Copy the data that follows, character for character, minus the pictures.

*Recorded information:*
|---|

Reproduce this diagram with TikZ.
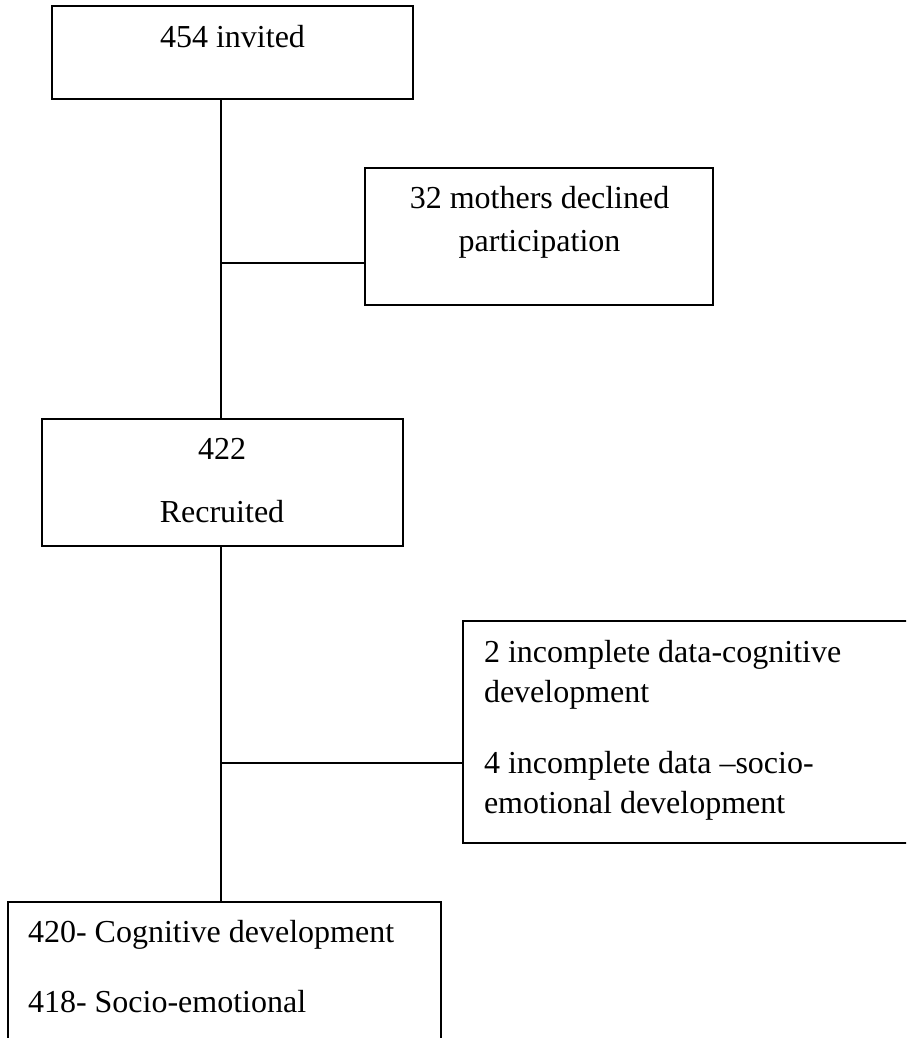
\documentclass[tikz,border=0pt]{standalone}
\usepackage{fontspec}
\setmainfont{Liberation Serif}
\begin{document}
\begin{tikzpicture}[x=1pt,y=-1pt,
  box/.style={draw=black, line width=1.8pt, inner sep=0pt, outer sep=0pt, fill=white},
  lbl/.style={inner sep=0pt, outer sep=0pt, font=\fontsize{32}{40}\selectfont},
  conn/.style={draw=black, line width=1.6pt}]
\useasboundingbox (0,0) rectangle (906,1038);
\fill[white] (0,0) rectangle (906,1038);
\clip (0,0) rectangle (906,1038);
% boxes
\node[box, minimum width=361pt, minimum height=92.7pt] (b1) at (232.5,52.3) {};
\node[box, minimum width=348pt, minimum height=137pt] (b2) at (539,236.5) {};
\node[box, minimum width=361pt, minimum height=127pt] (b3) at (222.5,482.5) {};
\node[box, minimum width=497pt, minimum height=222pt] (b4) at (711.5,732) {};
\node[box, minimum width=433pt, minimum height=198pt] (b5) at (224.5,1001) {};
% trunk and junctions
\coordinate (trunk) at (221,0);
\coordinate (j1) at (221,263);
\coordinate (j2) at (221,763);
\draw[conn] (b1.south -| trunk) -- (j1) -- (b3.north -| trunk);
\draw[conn] (j1) -- (j1 -| b2.west);
\draw[conn] (b3.south -| trunk) -- (j2) -- (b5.north -| trunk);
\draw[conn] (j2) -- (j2 -| b4.west);
% texts
\node[lbl, anchor=base] (t1) at (232.5,47.7) {454 invited};
\node[lbl, anchor=base] (t2a) at (539.5,208) {32 mothers declined};
\node[lbl, anchor=base] (t2b) at (539.5,251) {participation};
\node[lbl, anchor=base] (t3a) at (222,459) {422};
\node[lbl, anchor=base] (t3b) at (222,522) {Recruited};
\node[lbl, anchor=base west] (t4a) at (484,662) {2 incomplete data-cognitive};
\node[lbl, anchor=base west] (t4b) at (484,702) {development};
\node[lbl, anchor=base west] (t4c) at (484,773) {4 incomplete data –socio-};
\node[lbl, anchor=base west] (t4d) at (484,813) {emotional development};
\node[lbl, anchor=base west] (t5a) at (28,942) {420- Cognitive development};
\node[lbl, anchor=base west] (t5b) at (28,1012) {418- Socio-emotional};
\end{tikzpicture}
\end{document}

|---|

*Output:*
Reproduce this diagram with TikZ.
\documentclass[tikz,border=0pt]{standalone}
\usepackage{fontspec}
\setmainfont{Liberation Serif}
\begin{document}
\begin{tikzpicture}[x=1pt,y=-1pt,
  box/.style={draw=black, line width=1.8pt, inner sep=0pt, outer sep=0pt, fill=white},
  lbl/.style={inner sep=0pt, outer sep=0pt, font=\fontsize{32}{40}\selectfont},
  conn/.style={draw=black, line width=1.6pt}]
\useasboundingbox (0,0) rectangle (906,1038);
\fill[white] (0,0) rectangle (906,1038);
\clip (0,0) rectangle (906,1038);
% boxes
\node[box, minimum width=361pt, minimum height=92.7pt] (b1) at (232.5,52.3) {};
\node[box, minimum width=348pt, minimum height=137pt] (b2) at (539,236.5) {};
\node[box, minimum width=361pt, minimum height=127pt] (b3) at (222.5,482.5) {};
\node[box, minimum width=497pt, minimum height=222pt] (b4) at (711.5,732) {};
\node[box, minimum width=433pt, minimum height=198pt] (b5) at (224.5,1001) {};
% trunk and junctions
\coordinate (trunk) at (221,0);
\coordinate (j1) at (221,263);
\coordinate (j2) at (221,763);
\draw[conn] (b1.south -| trunk) -- (j1) -- (b3.north -| trunk);
\draw[conn] (j1) -- (j1 -| b2.west);
\draw[conn] (b3.south -| trunk) -- (j2) -- (b5.north -| trunk);
\draw[conn] (j2) -- (j2 -| b4.west);
% texts
\node[lbl, anchor=base] (t1) at (232.5,47.7) {454 invited};
\node[lbl, anchor=base] (t2a) at (539.5,208) {32 mothers declined};
\node[lbl, anchor=base] (t2b) at (539.5,251) {participation};
\node[lbl, anchor=base] (t3a) at (222,459) {422};
\node[lbl, anchor=base] (t3b) at (222,522) {Recruited};
\node[lbl, anchor=base west] (t4a) at (484,662) {2 incomplete data-cognitive};
\node[lbl, anchor=base west] (t4b) at (484,702) {development};
\node[lbl, anchor=base west] (t4c) at (484,773) {4 incomplete data –socio-};
\node[lbl, anchor=base west] (t4d) at (484,813) {emotional development};
\node[lbl, anchor=base west] (t5a) at (28,942) {420- Cognitive development};
\node[lbl, anchor=base west] (t5b) at (28,1012) {418- Socio-emotional};
\end{tikzpicture}
\end{document}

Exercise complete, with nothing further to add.